[start Source excerpt]

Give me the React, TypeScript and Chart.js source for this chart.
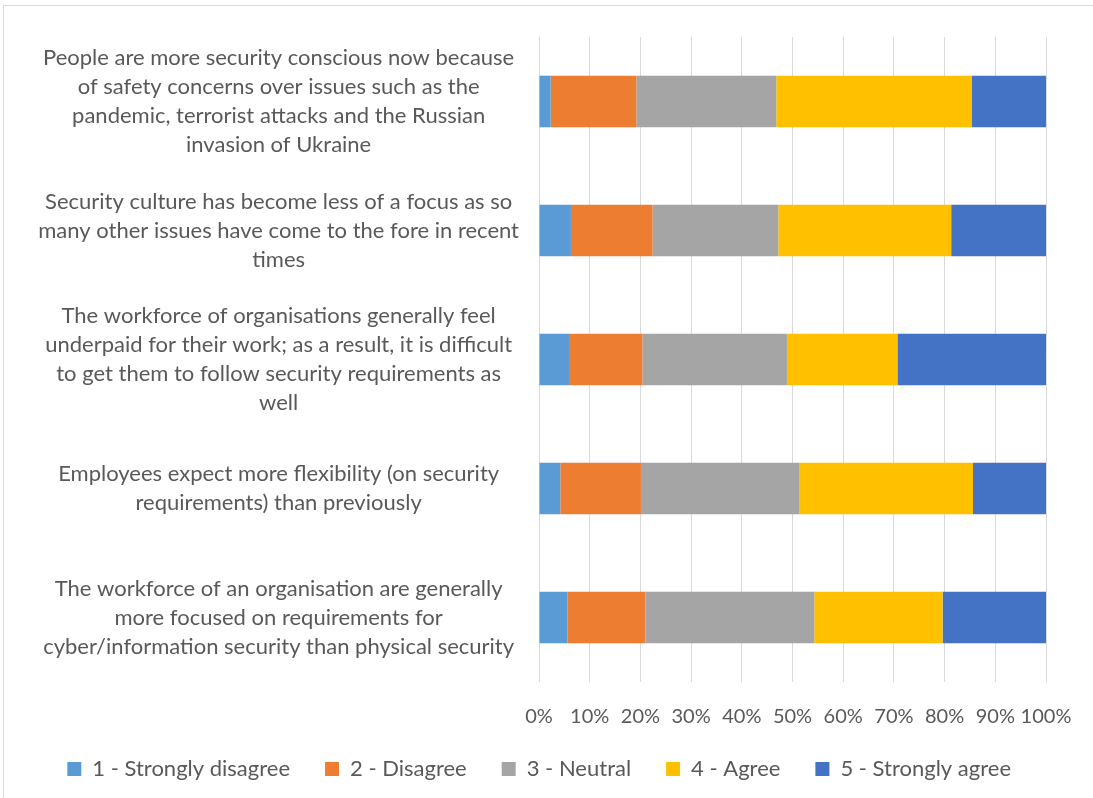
import React, { useEffect, useRef } from "react";
import { Chart, registerables } from "chart.js";

Chart.register(...registerables);

const categories: string[][] = [
  ["People are more security conscious now because", "of safety concerns over issues such as the", "pandemic, terrorist attacks and the Russian", "invasion of Ukraine"],
  ["Security culture has become less of a focus as so", "many other issues have come to the fore in recent", "times"],
  ["The workforce of organisations generally feel", "underpaid for their work; as a result, it is difficult", "to get them to follow security requirements as", "well"],
  ["Employees expect more flexibility (on security", "requirements) than previously"],
  ["The workforce of an organisation are generally", "more focused on requirements for", "cyber/information security than physical security"],
];

const seriesNames = ["1 - Strongly disagree", "2 - Disagree", "3 - Neutral", "4 - Agree", "5 - Strongly agree"];
const stronglyDisagree = [2.3, 6.3, 6.1, 4.2, 5.6];
const disagree = [16.9, 16.1, 14.3, 15.9, 15.4];
const neutral = [27.6, 24.8, 28.5, 31.3, 33.3];
const agree = [38.6, 34.1, 21.8, 34.2, 25.3];
const stronglyAgree = [14.6, 18.7, 29.3, 14.4, 20.4];
const colors = ["#5B9BD5", "#ED7D31", "#A5A5A5", "#FFC000", "#4472C4"];

const FONT = "Lato, 'Open Sans', sans-serif";
const TEXT = "#595959";

export default function App() {
  const ref = useRef<HTMLCanvasElement>(null);
  useEffect(() => {
    if (!ref.current) return;
    const values = [stronglyDisagree, disagree, neutral, agree, stronglyAgree];
    const chart = new Chart(ref.current, {
      type: "bar",
      data: {
        labels: categories as any,
        datasets: values.map((v, i) => ({
          label: seriesNames[i],
          data: v,
          backgroundColor: colors[i],
          borderWidth: 0,
          categoryPercentage: 1,
          barPercentage: 0.4,
        })),
      },
      options: {
        indexAxis: "y",
        animation: false,
        responsive: false,
        layout: { padding: { top: 37, right: 47, left: 0, bottom: 8 } },
        scales: {
          x: {
            stacked: true,
            min: 0,
            max: 100,
            ticks: {
              stepSize: 10,
              callback: (v: any) => v + "%",
              color: TEXT,
              padding: 23,
              maxRotation: 0,
              autoSkip: false,
              font: { family: FONT, size: 20 },
            },
            grid: { color: "#d9d9d9", drawTicks: false },
            border: { display: false },
            afterFit: (s: any) => {
              s.height = 41;
              s.paddingLeft = 0;
              s.paddingRight = 0;
            },
          },
          y: {
            stacked: true,
            ticks: {
              crossAlign: "center",
              color: TEXT,
              padding: 12,
              font: { family: FONT, size: 22, lineHeight: "29px" as any },
            },
            grid: { display: false },
            border: { display: false },
            afterFit: (s: any) => {
              s.width = 539;
              s.paddingTop = 0;
              s.paddingBottom = 0;
            },
          },
        },
        plugins: {
          legend: {
            position: "bottom",
            align: "end",
            labels: {
              boxWidth: 14,
              boxHeight: 14,
              padding: 35,
              color: TEXT,
              font: { family: FONT, size: 22 },
            },
          },
          tooltip: { enabled: false },
        },
      },
    });
    return () => chart.destroy();
  }, []);
  return (
    <div style={{ position: "fixed", left: 0, top: 0, width: 1093, height: 798, background: "#fff" }}>
      <div style={{ position: "absolute", left: 3, top: 5, width: 1100, height: 800, border: "1px solid #d9d9d9" }} />
      <canvas ref={ref} width={1093} height={798} style={{ position: "absolute", left: 0, top: 0 }} />
    </div>
  );
}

[end Source excerpt]

Work required
Exclude the pictures. Write out the remaining data exactly.

Exercise response
Give me the React, TypeScript and Chart.js source for this chart.
import React, { useEffect, useRef } from "react";
import { Chart, registerables } from "chart.js";

Chart.register(...registerables);

const categories: string[][] = [
  ["People are more security conscious now because", "of safety concerns over issues such as the", "pandemic, terrorist attacks and the Russian", "invasion of Ukraine"],
  ["Security culture has become less of a focus as so", "many other issues have come to the fore in recent", "times"],
  ["The workforce of organisations generally feel", "underpaid for their work; as a result, it is difficult", "to get them to follow security requirements as", "well"],
  ["Employees expect more flexibility (on security", "requirements) than previously"],
  ["The workforce of an organisation are generally", "more focused on requirements for", "cyber/information security than physical security"],
];

const seriesNames = ["1 - Strongly disagree", "2 - Disagree", "3 - Neutral", "4 - Agree", "5 - Strongly agree"];
const stronglyDisagree = [2.3, 6.3, 6.1, 4.2, 5.6];
const disagree = [16.9, 16.1, 14.3, 15.9, 15.4];
const neutral = [27.6, 24.8, 28.5, 31.3, 33.3];
const agree = [38.6, 34.1, 21.8, 34.2, 25.3];
const stronglyAgree = [14.6, 18.7, 29.3, 14.4, 20.4];
const colors = ["#5B9BD5", "#ED7D31", "#A5A5A5", "#FFC000", "#4472C4"];

const FONT = "Lato, 'Open Sans', sans-serif";
const TEXT = "#595959";

export default function App() {
  const ref = useRef<HTMLCanvasElement>(null);
  useEffect(() => {
    if (!ref.current) return;
    const values = [stronglyDisagree, disagree, neutral, agree, stronglyAgree];
    const chart = new Chart(ref.current, {
      type: "bar",
      data: {
        labels: categories as any,
        datasets: values.map((v, i) => ({
          label: seriesNames[i],
          data: v,
          backgroundColor: colors[i],
          borderWidth: 0,
          categoryPercentage: 1,
          barPercentage: 0.4,
        })),
      },
      options: {
        indexAxis: "y",
        animation: false,
        responsive: false,
        layout: { padding: { top: 37, right: 47, left: 0, bottom: 8 } },
        scales: {
          x: {
            stacked: true,
            min: 0,
            max: 100,
            ticks: {
              stepSize: 10,
              callback: (v: any) => v + "%",
              color: TEXT,
              padding: 23,
              maxRotation: 0,
              autoSkip: false,
              font: { family: FONT, size: 20 },
            },
            grid: { color: "#d9d9d9", drawTicks: false },
            border: { display: false },
            afterFit: (s: any) => {
              s.height = 41;
              s.paddingLeft = 0;
              s.paddingRight = 0;
            },
          },
          y: {
            stacked: true,
            ticks: {
              crossAlign: "center",
              color: TEXT,
              padding: 12,
              font: { family: FONT, size: 22, lineHeight: "29px" as any },
            },
            grid: { display: false },
            border: { display: false },
            afterFit: (s: any) => {
              s.width = 539;
              s.paddingTop = 0;
              s.paddingBottom = 0;
            },
          },
        },
        plugins: {
          legend: {
            position: "bottom",
            align: "end",
            labels: {
              boxWidth: 14,
              boxHeight: 14,
              padding: 35,
              color: TEXT,
              font: { family: FONT, size: 22 },
            },
          },
          tooltip: { enabled: false },
        },
      },
    });
    return () => chart.destroy();
  }, []);
  return (
    <div style={{ position: "fixed", left: 0, top: 0, width: 1093, height: 798, background: "#fff" }}>
      <div style={{ position: "absolute", left: 3, top: 5, width: 1100, height: 800, border: "1px solid #d9d9d9" }} />
      <canvas ref={ref} width={1093} height={798} style={{ position: "absolute", left: 0, top: 0 }} />
    </div>
  );
}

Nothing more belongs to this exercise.